Nearly the entire Gospel of Mark is in Matthew.
Mark's Jesus remains what I would almost term hope.

So, every times I read what I call "scary words of Jesus"—for it is the Scripture that has me so distressed, not the commentary—I chanted to myself:  "The Gospel of Mark is in Matthew and you are not afraid of the Gospel of Mark."  But that really was not quite enough.  I needed further help.  That meant a different kind of loin girding:  that for trying to learn something new.  SIGH.
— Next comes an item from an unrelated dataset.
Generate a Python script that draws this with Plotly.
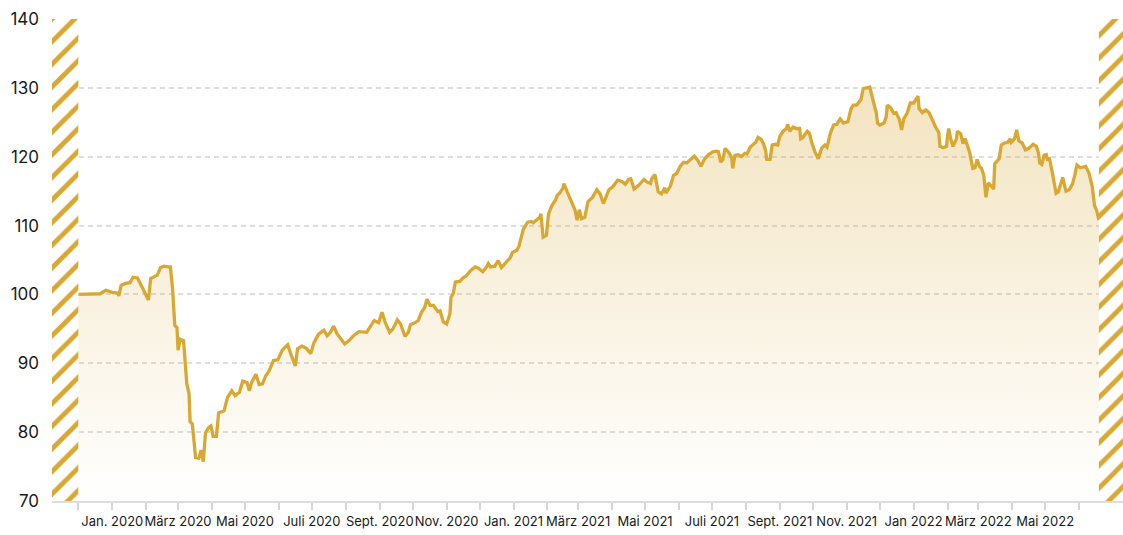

I fetched a Dr Pepper and set out finally learning how to first change the highlighting colors on the Kindle app and then to learn how to make notes.  Back in the dark ages, one of the most effective means of coding the data for my dissertation came from using different colors of highlighters.  I still have all the data.  My dissertation committed was a bit skeptical of my rather unorthodox approach, but the categories generated were good and the visual highlighting made going back and providing examples of those categories for writing my dissertation rather easy.  I wrote the entire document in two months.

[I sure do miss that Myrtle, the scholarly one who braved new frontiers.]
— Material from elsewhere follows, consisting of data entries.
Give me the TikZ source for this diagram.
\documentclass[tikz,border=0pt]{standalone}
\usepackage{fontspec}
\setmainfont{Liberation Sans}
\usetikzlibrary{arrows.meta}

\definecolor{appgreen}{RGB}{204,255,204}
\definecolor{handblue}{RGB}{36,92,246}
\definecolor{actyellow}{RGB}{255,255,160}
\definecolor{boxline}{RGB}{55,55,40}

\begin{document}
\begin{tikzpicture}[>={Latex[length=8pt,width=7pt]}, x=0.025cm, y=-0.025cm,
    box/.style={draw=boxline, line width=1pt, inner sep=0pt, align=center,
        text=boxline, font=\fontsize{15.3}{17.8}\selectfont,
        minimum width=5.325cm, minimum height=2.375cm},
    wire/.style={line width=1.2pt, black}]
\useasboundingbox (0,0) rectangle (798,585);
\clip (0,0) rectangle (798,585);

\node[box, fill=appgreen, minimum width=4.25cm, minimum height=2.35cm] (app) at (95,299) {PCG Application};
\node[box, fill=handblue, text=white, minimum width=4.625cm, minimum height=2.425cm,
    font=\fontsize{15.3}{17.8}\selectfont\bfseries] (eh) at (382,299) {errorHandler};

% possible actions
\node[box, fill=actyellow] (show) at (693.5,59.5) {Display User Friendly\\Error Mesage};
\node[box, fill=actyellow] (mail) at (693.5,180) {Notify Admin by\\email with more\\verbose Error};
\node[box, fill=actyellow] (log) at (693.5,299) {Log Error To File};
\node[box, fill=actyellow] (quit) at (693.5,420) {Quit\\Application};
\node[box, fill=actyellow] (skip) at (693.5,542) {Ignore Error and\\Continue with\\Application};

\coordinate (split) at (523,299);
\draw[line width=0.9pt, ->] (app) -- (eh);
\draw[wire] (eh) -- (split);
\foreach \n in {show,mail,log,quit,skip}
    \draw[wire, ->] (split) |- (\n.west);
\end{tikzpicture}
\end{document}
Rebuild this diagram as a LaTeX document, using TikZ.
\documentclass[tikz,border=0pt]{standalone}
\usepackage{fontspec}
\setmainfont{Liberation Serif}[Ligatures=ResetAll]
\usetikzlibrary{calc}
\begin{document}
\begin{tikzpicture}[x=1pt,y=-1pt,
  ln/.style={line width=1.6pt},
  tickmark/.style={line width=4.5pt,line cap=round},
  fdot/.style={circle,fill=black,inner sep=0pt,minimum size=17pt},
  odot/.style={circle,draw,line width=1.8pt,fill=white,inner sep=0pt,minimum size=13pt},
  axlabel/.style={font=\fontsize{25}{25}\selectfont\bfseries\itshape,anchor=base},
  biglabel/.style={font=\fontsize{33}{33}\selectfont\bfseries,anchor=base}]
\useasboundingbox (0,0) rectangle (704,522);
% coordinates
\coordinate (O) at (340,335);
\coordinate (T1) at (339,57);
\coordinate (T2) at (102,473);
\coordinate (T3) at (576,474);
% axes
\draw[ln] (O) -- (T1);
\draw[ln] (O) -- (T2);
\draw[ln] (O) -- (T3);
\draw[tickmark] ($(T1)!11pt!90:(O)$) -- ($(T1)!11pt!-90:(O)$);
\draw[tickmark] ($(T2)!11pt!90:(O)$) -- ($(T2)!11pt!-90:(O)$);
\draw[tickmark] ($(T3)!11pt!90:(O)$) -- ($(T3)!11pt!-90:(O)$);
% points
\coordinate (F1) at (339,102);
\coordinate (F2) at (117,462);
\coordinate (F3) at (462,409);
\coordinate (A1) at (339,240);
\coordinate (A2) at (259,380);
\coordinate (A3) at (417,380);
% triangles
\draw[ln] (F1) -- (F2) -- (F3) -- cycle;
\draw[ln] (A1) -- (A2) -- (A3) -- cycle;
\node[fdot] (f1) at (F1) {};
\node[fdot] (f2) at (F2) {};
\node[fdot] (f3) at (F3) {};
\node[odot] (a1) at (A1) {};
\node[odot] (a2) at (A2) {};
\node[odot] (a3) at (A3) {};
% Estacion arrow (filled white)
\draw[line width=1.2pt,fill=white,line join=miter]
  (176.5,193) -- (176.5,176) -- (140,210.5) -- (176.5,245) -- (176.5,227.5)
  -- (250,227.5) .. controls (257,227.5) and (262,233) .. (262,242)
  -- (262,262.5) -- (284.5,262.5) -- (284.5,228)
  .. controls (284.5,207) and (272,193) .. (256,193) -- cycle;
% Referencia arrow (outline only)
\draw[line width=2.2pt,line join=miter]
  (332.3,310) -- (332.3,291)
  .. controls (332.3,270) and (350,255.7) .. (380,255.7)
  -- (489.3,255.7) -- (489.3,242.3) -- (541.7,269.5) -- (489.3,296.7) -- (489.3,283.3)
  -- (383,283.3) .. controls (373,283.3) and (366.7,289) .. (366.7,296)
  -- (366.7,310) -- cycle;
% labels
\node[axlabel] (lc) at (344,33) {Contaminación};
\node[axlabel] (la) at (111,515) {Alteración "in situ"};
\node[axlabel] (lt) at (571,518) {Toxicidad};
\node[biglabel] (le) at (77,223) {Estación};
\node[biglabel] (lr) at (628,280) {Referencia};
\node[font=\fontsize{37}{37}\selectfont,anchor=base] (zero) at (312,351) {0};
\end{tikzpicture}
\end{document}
Figuring out how to change the highlighting colors meant that I could use one color for all the scary words of Jesus, to contain them, so to speak.  I also picked a color to use for the "only Matthew" bits, even though there is an appendix in each of the commentaries listing all the bits that are unique to each Gospel.  And I chose a color for something I found particularly interested.  The evolution of my highlighting arose as I moved through the chapters.  I would like to go back to the beginning and use all the colors, so that later I can follow my thoughts again.
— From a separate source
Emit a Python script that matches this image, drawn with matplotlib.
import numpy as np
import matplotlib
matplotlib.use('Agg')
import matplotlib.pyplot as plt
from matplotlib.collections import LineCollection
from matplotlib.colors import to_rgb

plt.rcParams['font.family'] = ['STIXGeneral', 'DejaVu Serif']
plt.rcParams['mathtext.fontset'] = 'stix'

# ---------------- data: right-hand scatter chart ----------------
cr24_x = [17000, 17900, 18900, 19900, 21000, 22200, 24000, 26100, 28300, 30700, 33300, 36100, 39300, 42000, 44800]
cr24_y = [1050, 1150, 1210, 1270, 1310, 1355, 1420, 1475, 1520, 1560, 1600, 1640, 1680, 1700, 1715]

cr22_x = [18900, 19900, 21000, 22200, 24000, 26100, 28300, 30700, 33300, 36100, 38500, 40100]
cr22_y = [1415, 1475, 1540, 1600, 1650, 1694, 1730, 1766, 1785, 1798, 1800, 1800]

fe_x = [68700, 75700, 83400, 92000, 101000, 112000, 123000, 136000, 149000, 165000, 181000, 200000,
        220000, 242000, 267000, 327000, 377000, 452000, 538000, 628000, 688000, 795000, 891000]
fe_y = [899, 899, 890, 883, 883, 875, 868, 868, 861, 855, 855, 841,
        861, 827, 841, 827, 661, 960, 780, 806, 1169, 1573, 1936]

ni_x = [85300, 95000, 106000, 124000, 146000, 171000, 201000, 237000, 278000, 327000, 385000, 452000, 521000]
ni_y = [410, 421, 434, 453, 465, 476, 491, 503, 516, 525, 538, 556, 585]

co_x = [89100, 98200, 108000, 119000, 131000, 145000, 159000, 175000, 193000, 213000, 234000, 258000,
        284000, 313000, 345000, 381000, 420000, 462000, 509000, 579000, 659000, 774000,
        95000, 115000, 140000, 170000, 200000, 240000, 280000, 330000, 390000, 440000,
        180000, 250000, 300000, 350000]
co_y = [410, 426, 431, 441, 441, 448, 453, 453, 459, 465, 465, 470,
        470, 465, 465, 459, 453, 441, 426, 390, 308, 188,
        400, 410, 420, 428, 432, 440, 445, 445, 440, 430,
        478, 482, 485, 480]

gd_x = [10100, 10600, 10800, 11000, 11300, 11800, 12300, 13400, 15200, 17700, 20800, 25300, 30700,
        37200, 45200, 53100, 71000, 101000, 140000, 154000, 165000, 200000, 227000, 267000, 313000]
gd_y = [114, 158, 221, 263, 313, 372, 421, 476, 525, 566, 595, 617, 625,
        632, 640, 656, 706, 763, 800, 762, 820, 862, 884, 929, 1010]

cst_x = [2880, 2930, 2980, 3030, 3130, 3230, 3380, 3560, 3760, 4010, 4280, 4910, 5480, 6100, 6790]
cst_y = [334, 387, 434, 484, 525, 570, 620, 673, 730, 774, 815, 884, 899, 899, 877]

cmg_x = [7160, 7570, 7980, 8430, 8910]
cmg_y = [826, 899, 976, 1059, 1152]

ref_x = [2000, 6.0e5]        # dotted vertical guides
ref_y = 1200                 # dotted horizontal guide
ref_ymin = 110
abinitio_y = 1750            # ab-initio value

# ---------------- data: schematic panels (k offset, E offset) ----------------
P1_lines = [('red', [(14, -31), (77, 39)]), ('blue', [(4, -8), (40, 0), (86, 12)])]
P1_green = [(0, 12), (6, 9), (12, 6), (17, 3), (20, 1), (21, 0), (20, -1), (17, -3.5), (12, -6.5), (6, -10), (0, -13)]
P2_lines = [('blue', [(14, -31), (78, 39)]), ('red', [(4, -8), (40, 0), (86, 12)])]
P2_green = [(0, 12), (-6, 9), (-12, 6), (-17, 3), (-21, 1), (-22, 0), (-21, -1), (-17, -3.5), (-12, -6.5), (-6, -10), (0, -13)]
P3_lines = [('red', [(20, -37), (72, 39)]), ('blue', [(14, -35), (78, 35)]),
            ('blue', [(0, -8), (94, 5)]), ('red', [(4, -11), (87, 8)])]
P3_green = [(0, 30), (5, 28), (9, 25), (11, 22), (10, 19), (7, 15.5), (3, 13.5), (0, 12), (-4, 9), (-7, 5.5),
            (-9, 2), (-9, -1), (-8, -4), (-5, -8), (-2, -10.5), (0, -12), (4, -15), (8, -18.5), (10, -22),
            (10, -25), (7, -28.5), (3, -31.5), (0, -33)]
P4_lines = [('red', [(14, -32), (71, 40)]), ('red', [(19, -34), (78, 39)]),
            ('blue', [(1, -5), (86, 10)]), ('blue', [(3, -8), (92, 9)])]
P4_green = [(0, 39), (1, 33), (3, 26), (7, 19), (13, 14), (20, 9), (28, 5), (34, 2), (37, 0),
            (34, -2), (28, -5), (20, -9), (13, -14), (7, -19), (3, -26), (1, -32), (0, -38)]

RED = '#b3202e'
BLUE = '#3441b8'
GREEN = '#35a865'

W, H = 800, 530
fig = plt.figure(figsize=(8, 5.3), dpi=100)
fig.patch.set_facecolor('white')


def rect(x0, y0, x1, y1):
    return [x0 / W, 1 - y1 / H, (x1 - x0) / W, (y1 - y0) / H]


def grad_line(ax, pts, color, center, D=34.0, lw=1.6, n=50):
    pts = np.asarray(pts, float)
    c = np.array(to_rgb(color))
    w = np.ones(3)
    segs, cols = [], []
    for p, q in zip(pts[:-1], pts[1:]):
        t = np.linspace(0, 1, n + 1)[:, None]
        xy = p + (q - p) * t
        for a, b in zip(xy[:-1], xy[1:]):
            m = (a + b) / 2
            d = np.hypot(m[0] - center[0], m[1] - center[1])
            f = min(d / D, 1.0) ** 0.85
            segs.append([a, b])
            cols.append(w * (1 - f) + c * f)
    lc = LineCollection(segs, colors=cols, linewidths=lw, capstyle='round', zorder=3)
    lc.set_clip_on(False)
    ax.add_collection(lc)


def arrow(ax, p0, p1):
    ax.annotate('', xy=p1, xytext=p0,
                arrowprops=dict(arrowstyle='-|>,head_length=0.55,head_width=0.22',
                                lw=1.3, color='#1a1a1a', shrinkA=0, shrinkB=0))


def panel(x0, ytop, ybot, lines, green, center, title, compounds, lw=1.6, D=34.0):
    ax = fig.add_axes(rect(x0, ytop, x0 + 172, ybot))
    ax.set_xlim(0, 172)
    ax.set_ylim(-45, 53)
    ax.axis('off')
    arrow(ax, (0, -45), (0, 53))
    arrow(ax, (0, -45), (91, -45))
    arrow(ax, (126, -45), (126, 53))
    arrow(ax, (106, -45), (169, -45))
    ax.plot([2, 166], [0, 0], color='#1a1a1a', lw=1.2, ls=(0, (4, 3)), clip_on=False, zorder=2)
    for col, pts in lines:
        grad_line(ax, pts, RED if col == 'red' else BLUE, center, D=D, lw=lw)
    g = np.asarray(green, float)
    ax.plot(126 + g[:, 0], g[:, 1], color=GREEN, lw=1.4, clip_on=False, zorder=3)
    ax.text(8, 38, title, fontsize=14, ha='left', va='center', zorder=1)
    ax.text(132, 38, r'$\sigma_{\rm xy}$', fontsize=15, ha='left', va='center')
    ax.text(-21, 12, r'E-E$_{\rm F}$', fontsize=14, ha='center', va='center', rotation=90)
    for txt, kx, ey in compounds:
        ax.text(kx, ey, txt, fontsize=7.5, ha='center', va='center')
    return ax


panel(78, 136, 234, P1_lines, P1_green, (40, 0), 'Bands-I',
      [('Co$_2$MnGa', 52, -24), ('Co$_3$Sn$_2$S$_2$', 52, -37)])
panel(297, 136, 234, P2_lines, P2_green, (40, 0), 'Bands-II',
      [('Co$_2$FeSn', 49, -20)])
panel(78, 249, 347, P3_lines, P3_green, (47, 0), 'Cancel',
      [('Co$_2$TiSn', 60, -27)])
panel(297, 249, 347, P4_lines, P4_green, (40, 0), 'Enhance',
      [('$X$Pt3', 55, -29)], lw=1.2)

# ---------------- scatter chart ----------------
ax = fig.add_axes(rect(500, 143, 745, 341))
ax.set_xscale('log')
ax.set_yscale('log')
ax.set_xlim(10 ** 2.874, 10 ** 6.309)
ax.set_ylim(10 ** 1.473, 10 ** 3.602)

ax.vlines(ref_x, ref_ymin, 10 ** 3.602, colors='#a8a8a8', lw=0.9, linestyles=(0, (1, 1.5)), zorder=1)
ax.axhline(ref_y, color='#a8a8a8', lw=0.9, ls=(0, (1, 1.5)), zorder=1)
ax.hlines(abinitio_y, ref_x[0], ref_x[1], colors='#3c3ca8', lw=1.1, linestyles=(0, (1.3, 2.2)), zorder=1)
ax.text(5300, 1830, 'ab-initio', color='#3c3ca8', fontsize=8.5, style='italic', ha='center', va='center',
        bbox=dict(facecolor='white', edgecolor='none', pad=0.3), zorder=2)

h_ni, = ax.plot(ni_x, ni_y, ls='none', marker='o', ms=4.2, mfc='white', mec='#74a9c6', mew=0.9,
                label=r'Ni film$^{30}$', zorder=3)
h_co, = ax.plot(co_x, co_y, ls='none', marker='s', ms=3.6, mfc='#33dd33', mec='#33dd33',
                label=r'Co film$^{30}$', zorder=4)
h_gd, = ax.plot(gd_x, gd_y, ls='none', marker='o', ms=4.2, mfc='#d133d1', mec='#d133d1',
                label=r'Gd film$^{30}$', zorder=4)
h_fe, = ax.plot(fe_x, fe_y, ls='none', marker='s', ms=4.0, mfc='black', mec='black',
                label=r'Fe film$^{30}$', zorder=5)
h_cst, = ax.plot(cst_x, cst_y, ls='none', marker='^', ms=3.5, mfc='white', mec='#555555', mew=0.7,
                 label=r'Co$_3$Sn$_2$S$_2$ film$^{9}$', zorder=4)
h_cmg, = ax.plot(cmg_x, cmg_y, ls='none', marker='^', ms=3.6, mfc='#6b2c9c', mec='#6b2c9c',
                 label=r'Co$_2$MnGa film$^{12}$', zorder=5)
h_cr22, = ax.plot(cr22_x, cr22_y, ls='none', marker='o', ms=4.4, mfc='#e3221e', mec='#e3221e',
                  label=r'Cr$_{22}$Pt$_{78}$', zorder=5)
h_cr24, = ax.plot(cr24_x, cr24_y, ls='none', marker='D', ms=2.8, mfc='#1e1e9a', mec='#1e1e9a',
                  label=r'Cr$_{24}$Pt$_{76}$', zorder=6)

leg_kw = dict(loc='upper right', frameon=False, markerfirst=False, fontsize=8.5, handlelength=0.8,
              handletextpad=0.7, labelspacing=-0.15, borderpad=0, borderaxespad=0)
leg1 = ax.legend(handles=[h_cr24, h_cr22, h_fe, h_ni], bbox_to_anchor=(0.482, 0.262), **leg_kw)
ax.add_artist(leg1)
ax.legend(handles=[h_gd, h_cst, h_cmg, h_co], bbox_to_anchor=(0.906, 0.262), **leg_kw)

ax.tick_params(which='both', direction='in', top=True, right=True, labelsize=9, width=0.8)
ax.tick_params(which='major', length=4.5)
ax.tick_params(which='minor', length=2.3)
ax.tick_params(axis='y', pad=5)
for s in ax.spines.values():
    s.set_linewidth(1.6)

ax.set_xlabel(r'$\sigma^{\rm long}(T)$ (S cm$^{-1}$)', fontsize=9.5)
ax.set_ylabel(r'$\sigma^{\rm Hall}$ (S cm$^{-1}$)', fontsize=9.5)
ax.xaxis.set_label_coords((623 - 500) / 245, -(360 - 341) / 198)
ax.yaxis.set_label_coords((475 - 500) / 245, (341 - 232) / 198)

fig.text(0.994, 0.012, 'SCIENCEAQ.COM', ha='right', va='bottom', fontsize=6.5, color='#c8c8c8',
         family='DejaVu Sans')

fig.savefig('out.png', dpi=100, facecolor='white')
As for scary thoughts, for things I struggled with deeply, I put them as notes on the highlighted bit.  The notes feature appears as a tiny icon of a page of paper on the highlighted section.  So, there is an indicator to remind me a note was made.  I think there is a way to view all your notes at once, but my Kindle app learning curve has not progressed that far.  Primarily, I read all my Kindle books on my Kindle.  The commentaries, however, I wanted the color highlighting and wanted them to show up on my phone as well, so I have only read them (and now worked on them) in the Kindle app.

I don't really want to try and go back and blog my way through Matthew, as I did with Mark, but I thought I would put a few bits down here and maybe in some other entries as reminders.  But I thought I would start with a few thoughts, rather than direct quotes, even though none of them may make sense without both the Scripture reference and the commentary text:

  • Mark is in Matthew!!  Holy Cow!!!
  • Mathew is the Jewish Gospel and understanding both the first recipients of the Gospel and the turmoil occurring in the Judaism at the time is important to understand the whys and wherefores of Matthew's testimony.
  • Matthew's structure is one of fulfillment, quoting the passages from the Old Testament that are fulfilled in Christ's ministry. 
  • Matthew, a  Gospel of identity, takes you through the identities Jesus assumes and illumines the identity Christians have in Jesus.
  • These identities are revealed alongside the teaching of the Kingdom of God and its citizenship.
  • Having read two commentaries, now, I even more deeply appreciate the charge to consider the things that are unique to the commentary and the things omitted.
  • Matthew is the minimalist, when it comes to including testimonies that are found in other Gospels, often leaving off what could be considered key elements of a story to highlight the message of the Gospel.
  • I FINALLY understand orthodoxy in a way that has been frustratingly elusive to me, and, thus, understand the parables of the cloth patches and the wineskins.
  • Hesed (mercy) is more fully explored in Matthew, especially through the pattern of Jesus being willing to violate a Jewish tradition for the shake of showing hesed.
  • Once again, each time Jesus reveals something about himself to the disciples, their reaction is fear.  So, again, fearing God is not a "wrong" thing.
  • Another pattern is that the credit for Jesus' miracles is always to praise God; all glory to the Father rather than focusing solely on the Son.
  • Matthew, the selective minimalist when it comes to details of a story, is the most loquacious about the words of Jesus.  To put it in the vernacular, there is more "face time" with Jesus in Matthew than in all the other Gospels.
  • As with Mark, I think, that it is important to consider what words are for the disciples, specifically, for what they will do and what they will encounter.  
  • When instructing the disciples on their ministry, Jesus gives them His words to spread and provides for the works they will be doing.  
  • The same caddywhompusness that is in Mark is in Matthew, in this case the radical reversal of the status quo in the church, the upside-down nature of the Kingdom and the source of Christian's identities in Christ.
  • Jesus is the stumbling stone and, so, stumbling over the Gospel is part of encountering him.  Some are broken, as they glimpse the magnitude of the hesed of our Triune God, and some are broken as they fall over the foolishness of Christ crucified and reject the Gospel.  So, if you think about it, everyone is broken.

I could type up pages and pages of interesting things that I learned.  I do hope to capture some here, perhaps as I go back and "standardize" my highlighting.  However, I am eager to discover Luke's Jesus.  I do hope, though, that doing so will not be wrought with fear and trembling.

A final note:  If you are a praying person, I would appreciate prayers for my fluff ball.  He was really restless this evening and then ended up sneaking upstairs to vomit in my bedroom and then crawl beneath the bedcovers.  This was not regurgitating something he should not have eaten, but actually loosing his entire dinner.  I disremember that Amos ever doing that before.  Of course, I am worried.  But waiting to see how he is after a good night's sleep.   Mostly, I am anxious to know if a) he will want his breakfast and b) if he will keep it down.